Summary
One day while driving through Blythe, a police car tries to pull over the family, but Dad guns the motor and speeds away, knowing that if he gets pulled over for a broken brake light, the police will certainly discover he also has no insurance or registration. Driving wildly through town, Dad manages to elude the police, but says it is time to clear out of town. The family rents a U-Haul truck and, because there’s no room in the cab, the four kids ride in the back. Dad warns them they must be silent because it is illegal for them to travel in the back.
Alone in the dark, the older children try to comfort baby Maureen. After a few hours, the truck hits a pothole and the back doors swing open, exposing the children to empty desert, flush with moonlight. Eventually, an approaching car spots the children and signals Mom and Dad to stop. Dad is angry with the children, but glad it wasn’t a cop who caught them riding in the back.
Once they reach their new home, Battle Mountain, Nevada, they move into an old train depot and furnish their home with whatever they can find. The children sleep in cardboard boxes and the family makes chairs from old crates.
Eventually, Dad gets a job in a barite mine and the family settles in. The children love Battle Mountain because it is a great place to explore the desert and make up games. They do not have enough money for Dad to drink, so the family spends the evenings quietly, occasionally going out to eat, but usually reading library books at home.
Analysis
These sections highlight the great fluctuations in the family’s life and thus add complexity to the theme of stability versus instability.
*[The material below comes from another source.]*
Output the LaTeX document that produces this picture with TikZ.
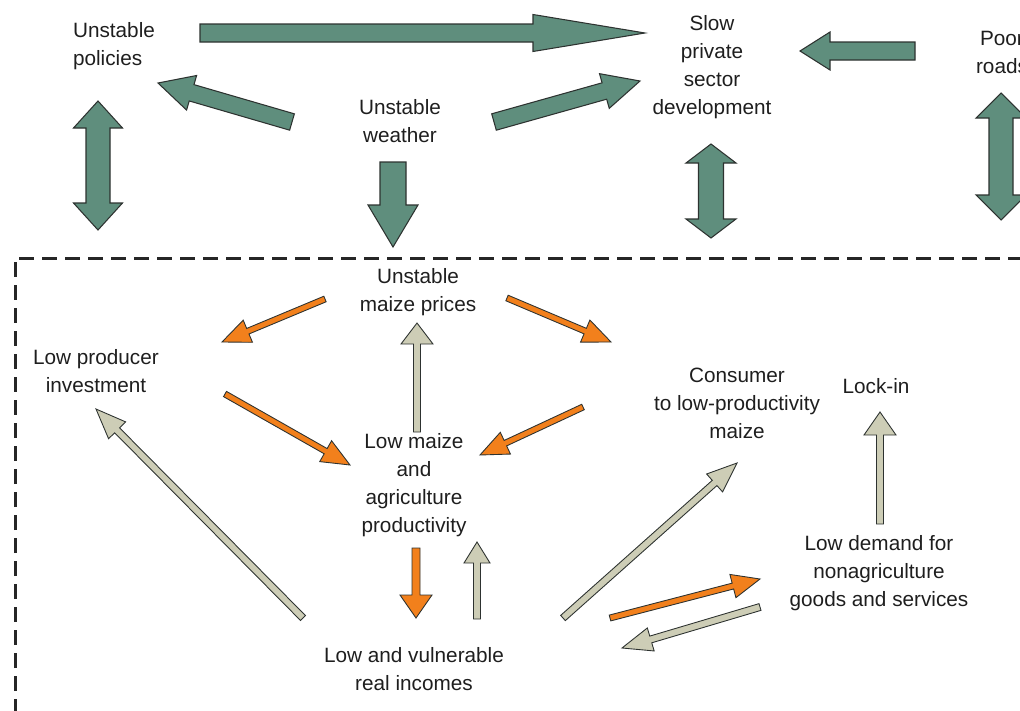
\documentclass[tikz,border=0pt]{standalone}
\usepackage{fontspec}
\setmainfont{Liberation Sans}
\usepackage{xcolor}
\usepackage{tikz}
\usetikzlibrary{calc}
\definecolor{FlowGreen}{RGB}{95,142,125}
\definecolor{FlowOrange}{RGB}{242,128,28}
\definecolor{FlowBeige}{RGB}{205,205,182}
\definecolor{FlowEdge}{RGB}{45,50,48}
\definecolor{FlowText}{RGB}{30,30,30}

% block arrow: style, tail, tip, shaft half width, head half width, head length
\newcommand{\blockarrow}[6]{%
  \path ($(#3)!#6!(#2)$) coordinate (hb);
  \draw[#1] ($(#2)!#4!90:(#3)$) -- ($(hb)!#4!90:(#3)$) -- ($(hb)!#5!90:(#3)$)
    -- (#3) -- ($(hb)!#5!-90:(#3)$) -- ($(hb)!#4!-90:(#3)$)
    -- ($(#2)!#4!-90:(#3)$) -- cycle;}
% same, with a head at both ends
\newcommand{\blockdarrow}[6]{%
  \path ($(#3)!#6!(#2)$) coordinate (hb) ($(#2)!#6!(#3)$) coordinate (ha);
  \draw[#1] (#2) -- ($(ha)!#5!90:(#3)$) -- ($(ha)!#4!90:(#3)$)
    -- ($(hb)!#4!90:(#3)$) -- ($(hb)!#5!90:(#3)$) -- (#3)
    -- ($(hb)!#5!-90:(#3)$) -- ($(hb)!#4!-90:(#3)$)
    -- ($(ha)!#4!-90:(#3)$) -- ($(ha)!#5!-90:(#3)$) -- cycle;}

\begin{document}
\begin{tikzpicture}[x=0.2mm, y=-0.2mm,
          lbl/.style={font={\fontsize{11.8}{15.9}\selectfont}, align=center,
                      inner sep=0pt, text=FlowText},
          bigarr/.style={fill=FlowGreen, draw=FlowEdge, line width=0.6pt},
          hotarr/.style={fill=FlowOrange, draw=FlowEdge, line width=0.5pt},
          palearr/.style={fill=FlowBeige, draw=FlowEdge, line width=0.5pt},
          dashbox/.style={draw=black!85, line width=0.6mm,
                          dash pattern=on 3mm off 1.6mm}
        ]
        \clip (0,0) rectangle (1020,711);

        % Outer factors
        \node[lbl, align=left] (pol) at (114,46) {Unstable\\policies};
        \node[lbl] (wea) at (400,121) {Unstable\\weather};
        \node[lbl] (psd) at (712,67)  {Slow\\private\\sector\\development};
        \node[lbl] (rds) at (1002,52) {Poor\\roads};

        \coordinate (t1) at (200,33);  \coordinate (h1) at (645,33);
        \coordinate (t2) at (292,122); \coordinate (h2) at (158,83);
        \coordinate (t3) at (494,122); \coordinate (h3) at (640,81);
        \coordinate (t4) at (915,51);  \coordinate (h4) at (800,51);
        \coordinate (t5) at (393,162); \coordinate (h5) at (393,247);
        \blockarrow{bigarr}{t1}{h1}{1.8mm}{3.7mm}{22.4mm}
        \blockarrow{bigarr}{t2}{h2}{1.7mm}{3.6mm}{7mm}
        \blockarrow{bigarr}{t3}{h3}{1.7mm}{3.6mm}{7.4mm}
        \blockarrow{bigarr}{t4}{h4}{1.8mm}{3.8mm}{6mm}
        \blockarrow{bigarr}{t5}{h5}{2.6mm}{5mm}{8.4mm}

        \coordinate (d1a) at (98,101);   \coordinate (d1b) at (98,230);
        \coordinate (d2a) at (711,144);  \coordinate (d2b) at (711,238);
        \coordinate (d3a) at (1001,93);  \coordinate (d3b) at (1001,220);
        \blockdarrow{bigarr}{d1a}{d1b}{2.4mm}{4.9mm}{5.4mm}
        \blockdarrow{bigarr}{d2a}{d2b}{2.5mm}{5mm}{3.8mm}
        \blockdarrow{bigarr}{d3a}{d3b}{2.4mm}{5mm}{5mm}

        % Dashed frame
        \draw[dashbox] (15,760) |- (1060,258);

        % Inner loop
        \node[lbl] (mzp) at (418,292) {Unstable\\maize prices};
        \node[lbl] (inv) at (96,371)  {Low producer\\investment};
        \node[lbl] (con) at (737,403) {Consumer\\to low-productivity\\maize};
        \node[lbl] (lck) at (876,386) {Lock-in};
        \node[lbl] (agp) at (414,485) {Low maize\\and\\agriculture\\productivity};
        \node[lbl] (inc) at (414,669) {Low and vulnerable\\real incomes};
        \node[lbl] (dmd) at (879,573) {Low demand for\\nonagriculture\\goods and services};

        \coordinate (oa) at (325,299); \coordinate (oa') at (222,342);
        \coordinate (ob) at (507,298); \coordinate (ob') at (611,342);
        \coordinate (oc) at (583,407); \coordinate (oc') at (480,455);
        \coordinate (od) at (225,394); \coordinate (od') at (350,465);
        \coordinate (oe) at (416,548); \coordinate (oe') at (416,618);
        \coordinate (of) at (610,618); \coordinate (of') at (760,579);
        \blockarrow{hotarr}{oa}{oa'}{0.6mm}{2.4mm}{5.6mm}
        \blockarrow{hotarr}{ob}{ob'}{0.6mm}{2.4mm}{5.6mm}
        \blockarrow{hotarr}{oc}{oc'}{0.6mm}{2.4mm}{5.6mm}
        \blockarrow{hotarr}{od}{od'}{0.6mm}{2.4mm}{5.6mm}
        \blockarrow{hotarr}{oe}{oe'}{0.8mm}{3.2mm}{4.6mm}
        \blockarrow{hotarr}{of}{of'}{0.6mm}{2.4mm}{5.6mm}

        \coordinate (pg) at (417,432); \coordinate (pg') at (417,323);
        \coordinate (ph) at (303,618); \coordinate (ph') at (96,409);
        \coordinate (pi) at (477,619); \coordinate (pi') at (477,542);
        \coordinate (pj) at (563,618); \coordinate (pj') at (737,463);
        \coordinate (pk) at (880,524); \coordinate (pk') at (880,412);
        \coordinate (pl) at (760,607); \coordinate (pl') at (622,648);
        \blockarrow{palearr}{pg}{pg'}{0.7mm}{3.2mm}{4.2mm}
        \blockarrow{palearr}{ph}{ph'}{0.7mm}{2.4mm}{6mm}
        \blockarrow{palearr}{pi}{pi'}{0.7mm}{2.6mm}{4.2mm}
        \blockarrow{palearr}{pj}{pj'}{0.7mm}{2.4mm}{6mm}
        \blockarrow{palearr}{pk}{pk'}{0.7mm}{3.2mm}{4.6mm}
        \blockarrow{palearr}{pl}{pl'}{0.7mm}{2.4mm}{6mm}
      \end{tikzpicture}
\end{document}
First, through the car chase, Walls shows how completely her father ignores law and order, willing to outrun the police, drive recklessly (endangering his family who is along for the ride), and flee a town to avoid dealing with the result of his decisions. The children bear the fallout of these decisions, having to ride to yet another town in the dark bed of a U-Haul truck. Through these moments of instability, Walls shows that while it causes anxiety in herself and her siblings, it also deepens the bond among the siblings. While trapped in the dark back of the truck, the children take turns caring for baby Maureen, and Brian does his best to close the doors when they fly open. Thus, Walls illustrates how instability, which causes anxiety, can also breed a kind of resilience.
The family’s life in Battle Mountain settles into a tranquil routine. First, Dad is able to locate a job that deducts the cost of rent and food from his paycheck, thus making him unable to squander the money on beer. The volatility that alcohol adds to his behavior is thereby removed, and the family lives in relative peace. For instance, they are able to eat out occasionally, and all of them read together in the evenings. Through these scenes of the family’s new life in Battle Mountain, Walls depicts the best and most stable parts of her unusual upbringing — she and her siblings living imaginative, adventurous lives exploring the desert and reading books.